Splinter Cell: Blacklist developer Ubiusoft Toronto wanted the game to be easy to pick up and play, but to teach players not to run-and-gun via difficulty spikes.
Ubisoft Toronto game designer James Everett told GamesIndustry he didn’t want to water down the Splinter Cell stealth action formula by taking anything out.
“At a root level, at a gameplay level, we took nothing away. We just made everything easier to get at, and we made it feel better. I think if you take the things people love and you find a way to amp them up without diluting them, I think that’s probably your best bet,” he said.
Everett said that the early portion of the game allows players to take a generic shooter approach – making it accessible to series newcomers – and then introduces the heavy enemy type to ensure they have to start using Sam Fisher’s other abilities.

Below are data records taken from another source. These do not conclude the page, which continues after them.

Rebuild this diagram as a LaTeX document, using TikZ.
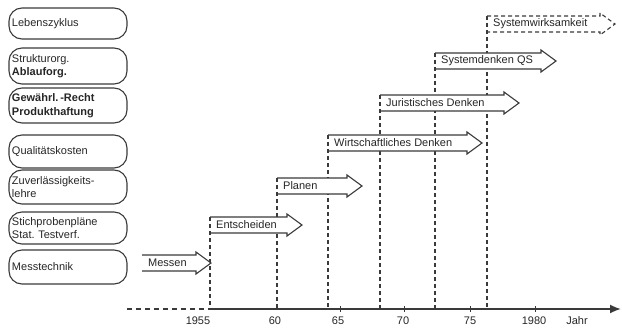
\documentclass[tikz,border=0pt]{standalone}
\usepackage{fontspec}
\setmainfont{Liberation Sans}
\usetikzlibrary{arrows.meta}
\definecolor{ink}{HTML}{262626}
\definecolor{rule}{HTML}{3A3A3A}

% Block arrow for one phase: [outline style]{name}{left x}{tip x}{centre y}{label}
\newcommand{\phasearrow}[6][phaseline]{%
  \fill[white] (#3,#5-8) -- (#4-15,#5-8) -- (#4-15,#5-11) -- (#4,#5)
    -- (#4-15,#5+11) -- (#4-15,#5+8) -- (#3,#5+8) -- cycle;
  \draw[#1] (#3,#5-8) -- (#4-15,#5-8) -- (#4-15,#5-11) -- (#4,#5)
    -- (#4-15,#5+11) -- (#4-15,#5+8) -- (#3,#5+8);
  \node[anchor=west] (#2) at (#3+6,#5) {#6};
}

\begin{document}
\begin{tikzpicture}[x=1pt,y=-1pt,
  every node/.style={font=\fontsize{11}{13.5}\selectfont, text=ink, inner sep=0pt},
  topicbox/.style={draw=rule, line width=1.1pt, rounded corners=13pt,
    minimum width=118pt, text width=112pt, inner xsep=3pt, align=left},
  yearline/.style={draw=rule, line width=1.1pt, dash pattern=on 4pt off 3pt},
  phaseline/.style={draw=rule, line width=1.1pt, line join=miter},
  phasedashed/.style={draw=rule, line width=1.1pt, dash pattern=on 4pt off 3pt},
  axisline/.style={draw=rule, line width=1.8pt},
  yearlabel/.style={anchor=center},
]
\useasboundingbox (0,0) rectangle (622,329);

% quality topics on the left
\node[topicbox, minimum height=31pt] (lz) at (68,23.5) {Lebenszyklus};
\node[topicbox, minimum height=36pt] (so) at (68,66) {Strukturorg.\\\textbf{Ablauforg.}};
\node[topicbox, minimum height=35pt] (gr) at (68,105.5) {\textbf{Gewährl.\,-Recht}\\\textbf{Produkthaftung}};
\node[topicbox, minimum height=33pt] (qk) at (68,151.5) {Qualitätskosten};
\node[topicbox, minimum height=34pt] (zl) at (68,187) {Zuverlässigkeits-\\lehre};
\node[topicbox, minimum height=32pt] (sp) at (68,228) {Stichprobenpläne\\Stat.\ Testverf.};
\node[topicbox, minimum height=34pt] (mt) at (68,267) {Messtechnik};

% phases, drawn from the top down so lower arrows cover the year lines
\phasearrow[phasedashed]{sw}{487}{615}{24}{Systemwirksamkeit}
\draw[yearline] (487,16) -- (487,309);
\phasearrow{sd}{435}{556}{61}{Systemdenken QS}
\draw[yearline] (435,53) -- (435,309);
\phasearrow{jd}{380}{519}{103}{Juristisches Denken}
\draw[yearline] (380,95) -- (380,309);
\phasearrow{wd}{328}{482}{143}{Wirtschaftliches Denken}
\draw[yearline] (328,135) -- (328,309);
\phasearrow{pl}{277}{362}{186}{Planen}
\draw[yearline] (277,178) -- (277,309);
\phasearrow{es}{210}{302}{225}{Entscheiden}
\draw[yearline] (210,217) -- (210,309);
\phasearrow{ms}{142}{211}{263}{Messen}

% time axis
\coordinate (axL) at (127,309);
\coordinate (ax0) at (210,309);
\coordinate (axR) at (621,309);
\draw[draw=rule, line width=1.1pt, dash pattern=on 5pt off 4pt] (axL) -- (ax0);
\draw[axisline, -{Latex[length=11pt,width=9pt]}] (ax0) -- (axR);
\foreach \tx in {340,404,470,535}
  \draw[draw=rule, line width=1pt] (\tx,306) -- (\tx,312);

\node[yearlabel] (y55) at (198,321) {1955};
\node[yearlabel] (y60) at (275,321) {60};
\node[yearlabel] (y65) at (338,321) {65};
\node[yearlabel] (y70) at (403,321) {70};
\node[yearlabel] (y75) at (470,321) {75};
\node[yearlabel] (y80) at (534,321) {1980};
\node[yearlabel] (jahr) at (577,321) {Jahr};
\end{tikzpicture}
\end{document}
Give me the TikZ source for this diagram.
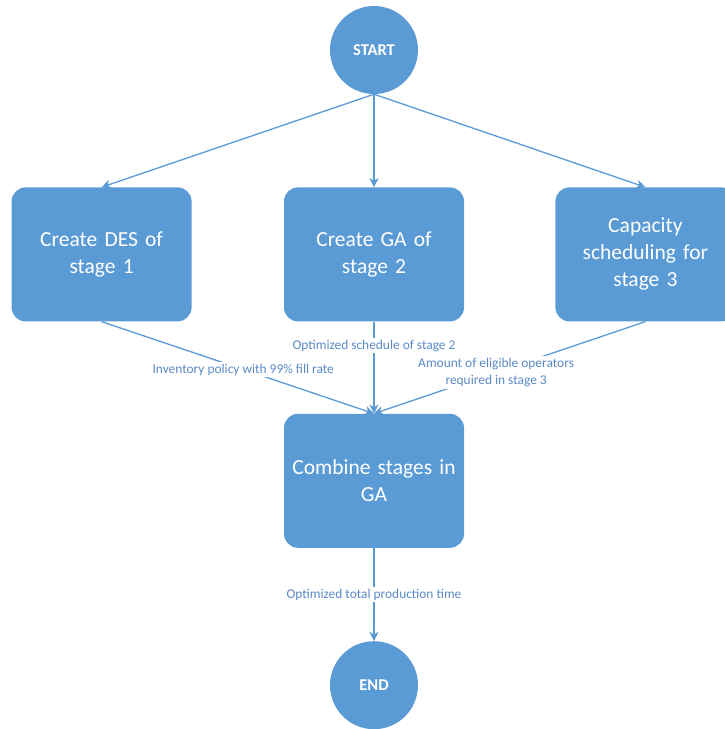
\documentclass[tikz,border=0pt]{standalone}
\usepackage{fontspec}
\setmainfont{Carlito}
\usepackage{xcolor}
\usetikzlibrary{arrows.meta, positioning}

\definecolor{officeblue}{HTML}{5B9BD5}
\definecolor{labelblue}{HTML}{5A8AC6}

\begin{document}
\begin{tikzpicture}[
x=1pt, y=-1pt,
terminal/.style={circle, fill=officeblue, text=white, minimum size=88pt, inner sep=0pt, font=\fontsize{16.5}{18}\selectfont\bfseries},
stagebox/.style={rectangle, rounded corners=14pt, fill=officeblue, text=white, align=center, minimum width=180pt, minimum height=134pt, text width=172pt, font=\fontsize{21.5}{27}\selectfont},
arrow/.style={-{Stealth[length=9pt, width=9pt, inset=2.5pt]}, officeblue, line width=1.3pt},
flowlabel/.style={fill=white, text=labelblue, align=center, inner sep=2pt, font=\fontsize{13.4}{17}\selectfont}
]
\useasboundingbox (0,0) rectangle (725,729);

\node[terminal] (start) at (374,50) {START};
\node[stagebox] (ga2) [below=93pt of start] {Create GA of\\stage 2};
\node[stagebox] (des1) [left=92pt of ga2] {Create DES of\\stage 1};
\node[stagebox] (cap3) [right=91pt of ga2] {Capacity\\scheduling for\\stage 3};
\node[stagebox] (combine) [below=92pt of ga2] {Combine stages in\\GA};
\node[terminal] (end) [below=93pt of combine] {END};

\draw[arrow] (start.south) -- (des1.north);
\draw[arrow] (start.south) -- (ga2.north);
\draw[arrow] (start.south) -- (cap3.north);

\draw[arrow] (des1.south) -- node[flowlabel, pos=0.52] {Inventory policy with 99\% fill rate} (combine.north);
\draw[arrow] (ga2.south) -- node[flowlabel, pos=0.26] {Optimized schedule of stage 2} (combine.north);
\draw[arrow] (cap3.south) -- node[flowlabel, pos=0.55] {Amount of eligible operators\\required in stage 3} (combine.north);
\draw[arrow] (combine.south) -- node[flowlabel] {Optimized total production time} (end.north);

\end{tikzpicture}
\end{document}
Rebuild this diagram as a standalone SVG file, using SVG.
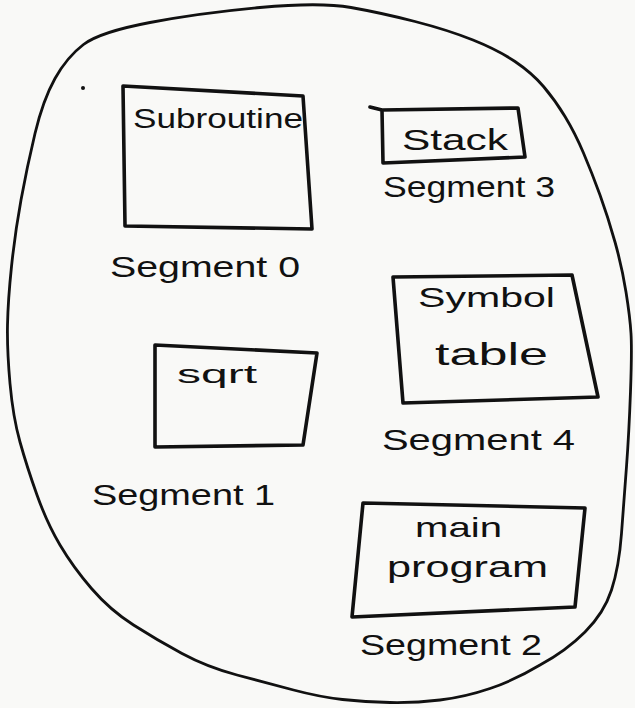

“The heavy character was brutally hard if you run straight in like a shooter. We needed that moment of something hard to shake people loose a little bit from maybe how they’re used to playing a standard third-person game,” he said.
This was one of the ways Ubisoft Toronto hoped to challenge players without frustrating them, and it sounds like Everett was inspired by games like Dark Souls, which he described as “fascinating”. Players always know it’s their own fault when they die in Dark Souls, he said.
“If Dark Souls was genuinely frustrating, you wouldn’t go back to it. I think frustration’s something to avoid. Challenge though – even the hardest challenges, so long as player feels and knows that they can learn from each failure, and that the challenge is surmountable in some way, shape, or form, those are the best games in some ways,” he added.